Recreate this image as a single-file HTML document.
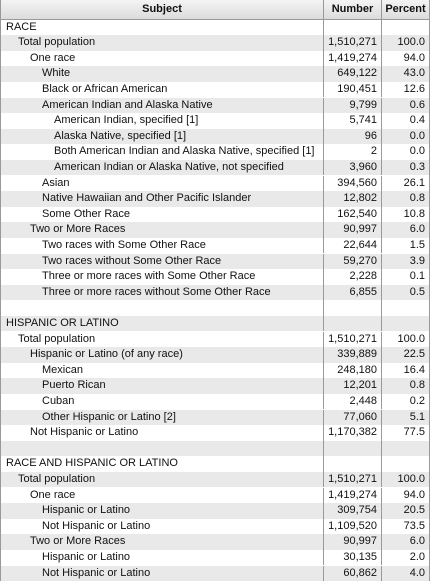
<!DOCTYPE html>
<html><head><meta charset="utf-8">
<style>
html,body{margin:0;padding:0;background:#fff;}
body{width:430px;height:581px;overflow:hidden;font-family:"Liberation Sans",Arial,sans-serif;font-size:11px;color:#111;}
#tbl{position:absolute;left:0;top:0;width:428px;height:581px;border-left:1px solid #999;border-right:1px solid #999;box-sizing:content-box;}
.hdr{position:absolute;left:0;top:0;width:428px;height:19px;background:linear-gradient(#f4f4f4,#dcdcdc);border-bottom:1px solid #999;font-weight:bold;}
.row{position:absolute;left:0;width:428px;height:15.6px;line-height:15.6px;}
.g{background:#e9e9e9;}
.c1{position:absolute;left:0;width:322px;white-space:nowrap;overflow:hidden;}
.c2{position:absolute;left:322px;width:58px;text-align:right;border-left:1px solid #999;box-sizing:border-box;padding-right:4px;height:100%;}
.c3{position:absolute;left:380px;width:48px;text-align:right;border-left:1px solid #999;box-sizing:border-box;padding-right:4px;height:100%;}
.hdr .c1{text-align:center;line-height:19px;}
.hdr .c2,.hdr .c3{text-align:center;line-height:19px;padding:0;}
</style></head><body>
<div id="tbl">
<div class="hdr">
<div class="c1">Subject</div>
<div class="c2">Number</div>
<div class="c3">Percent</div>
</div>
<div id="rows"></div>
</div>
<script>
const labels=["RACE","Total population","One race","White","Black or African American","American Indian and Alaska Native","American Indian, specified [1]","Alaska Native, specified [1]","Both American Indian and Alaska Native, specified [1]","American Indian or Alaska Native, not specified","Asian","Native Hawaiian and Other Pacific Islander","Some Other Race","Two or More Races","Two races with Some Other Race","Two races without Some Other Race","Three or more races with Some Other Race","Three or more races without Some Other Race","","HISPANIC OR LATINO","Total population","Hispanic or Latino (of any race)","Mexican","Puerto Rican","Cuban","Other Hispanic or Latino [2]","Not Hispanic or Latino","","RACE AND HISPANIC OR LATINO","Total population","One race","Hispanic or Latino","Not Hispanic or Latino","Two or More Races","Hispanic or Latino","Not Hispanic or Latino"];
const levels=[0,1,2,3,3,3,4,4,4,4,3,3,3,2,3,3,3,3,0,0,1,2,3,3,3,3,2,0,0,1,2,3,3,2,3,3];
const numbers=["","1,510,271","1,419,274","649,122","190,451","9,799","5,741","96","2","3,960","394,560","12,802","162,540","90,997","22,644","59,270","2,228","6,855","","","1,510,271","339,889","248,180","12,201","2,448","77,060","1,170,382","","","1,510,271","1,419,274","309,754","1,109,520","90,997","30,135","60,862"];
const percents=["","100.0","94.0","43.0","12.6","0.6","0.4","0.0","0.0","0.3","26.1","0.8","10.8","6.0","1.5","3.9","0.1","0.5","","","100.0","22.5","16.4","0.8","0.2","5.1","77.5","","","100.0","94.0","20.5","73.5","6.0","2.0","4.0"];
const host=document.getElementById('rows');
const top0=19.5,pitch=15.6;
labels.forEach((l,i)=>{
  const r=document.createElement('div');
  r.className='row'+(i%2?' g':'');
  r.style.top=(top0+i*pitch)+'px';
  
  
  const a=document.createElement('div');a.className='c1';a.style.paddingLeft=(5+12*levels[i])+'px';a.textContent=l;
  
  
  const b=document.createElement('div');b.className='c2';b.textContent=numbers[i];
  
  
  const c=document.createElement('div');c.className='c3';c.textContent=percents[i];
  
  
  r.appendChild(a);r.appendChild(b);r.appendChild(c);host.appendChild(r);
});
</script>
</body></html>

__SET EXERCISE__
Copy every line of the data word for word, omitting the images.

__FINAL RESULT__
Recreate this image as a single-file HTML document.
<!DOCTYPE html>
<html><head><meta charset="utf-8">
<style>
html,body{margin:0;padding:0;background:#fff;}
body{width:430px;height:581px;overflow:hidden;font-family:"Liberation Sans",Arial,sans-serif;font-size:11px;color:#111;}
#tbl{position:absolute;left:0;top:0;width:428px;height:581px;border-left:1px solid #999;border-right:1px solid #999;box-sizing:content-box;}
.hdr{position:absolute;left:0;top:0;width:428px;height:19px;background:linear-gradient(#f4f4f4,#dcdcdc);border-bottom:1px solid #999;font-weight:bold;}
.row{position:absolute;left:0;width:428px;height:15.6px;line-height:15.6px;}
.g{background:#e9e9e9;}
.c1{position:absolute;left:0;width:322px;white-space:nowrap;overflow:hidden;}
.c2{position:absolute;left:322px;width:58px;text-align:right;border-left:1px solid #999;box-sizing:border-box;padding-right:4px;height:100%;}
.c3{position:absolute;left:380px;width:48px;text-align:right;border-left:1px solid #999;box-sizing:border-box;padding-right:4px;height:100%;}
.hdr .c1{text-align:center;line-height:19px;}
.hdr .c2,.hdr .c3{text-align:center;line-height:19px;padding:0;}
</style></head><body>
<div id="tbl">
<div class="hdr">
<div class="c1">Subject</div>
<div class="c2">Number</div>
<div class="c3">Percent</div>
</div>
<div id="rows"></div>
</div>
<script>
const labels=["RACE","Total population","One race","White","Black or African American","American Indian and Alaska Native","American Indian, specified [1]","Alaska Native, specified [1]","Both American Indian and Alaska Native, specified [1]","American Indian or Alaska Native, not specified","Asian","Native Hawaiian and Other Pacific Islander","Some Other Race","Two or More Races","Two races with Some Other Race","Two races without Some Other Race","Three or more races with Some Other Race","Three or more races without Some Other Race","","HISPANIC OR LATINO","Total population","Hispanic or Latino (of any race)","Mexican","Puerto Rican","Cuban","Other Hispanic or Latino [2]","Not Hispanic or Latino","","RACE AND HISPANIC OR LATINO","Total population","One race","Hispanic or Latino","Not Hispanic or Latino","Two or More Races","Hispanic or Latino","Not Hispanic or Latino"];
const levels=[0,1,2,3,3,3,4,4,4,4,3,3,3,2,3,3,3,3,0,0,1,2,3,3,3,3,2,0,0,1,2,3,3,2,3,3];
const numbers=["","1,510,271","1,419,274","649,122","190,451","9,799","5,741","96","2","3,960","394,560","12,802","162,540","90,997","22,644","59,270","2,228","6,855","","","1,510,271","339,889","248,180","12,201","2,448","77,060","1,170,382","","","1,510,271","1,419,274","309,754","1,109,520","90,997","30,135","60,862"];
const percents=["","100.0","94.0","43.0","12.6","0.6","0.4","0.0","0.0","0.3","26.1","0.8","10.8","6.0","1.5","3.9","0.1","0.5","","","100.0","22.5","16.4","0.8","0.2","5.1","77.5","","","100.0","94.0","20.5","73.5","6.0","2.0","4.0"];
const host=document.getElementById('rows');
const top0=19.5,pitch=15.6;
labels.forEach((l,i)=>{
  const r=document.createElement('div');
  r.className='row'+(i%2?' g':'');
  r.style.top=(top0+i*pitch)+'px';
  
  
  const a=document.createElement('div');a.className='c1';a.style.paddingLeft=(5+12*levels[i])+'px';a.textContent=l;
  
  
  const b=document.createElement('div');b.className='c2';b.textContent=numbers[i];
  
  
  const c=document.createElement('div');c.className='c3';c.textContent=percents[i];
  
  
  r.appendChild(a);r.appendChild(b);r.appendChild(c);host.appendChild(r);
});
</script>
</body></html>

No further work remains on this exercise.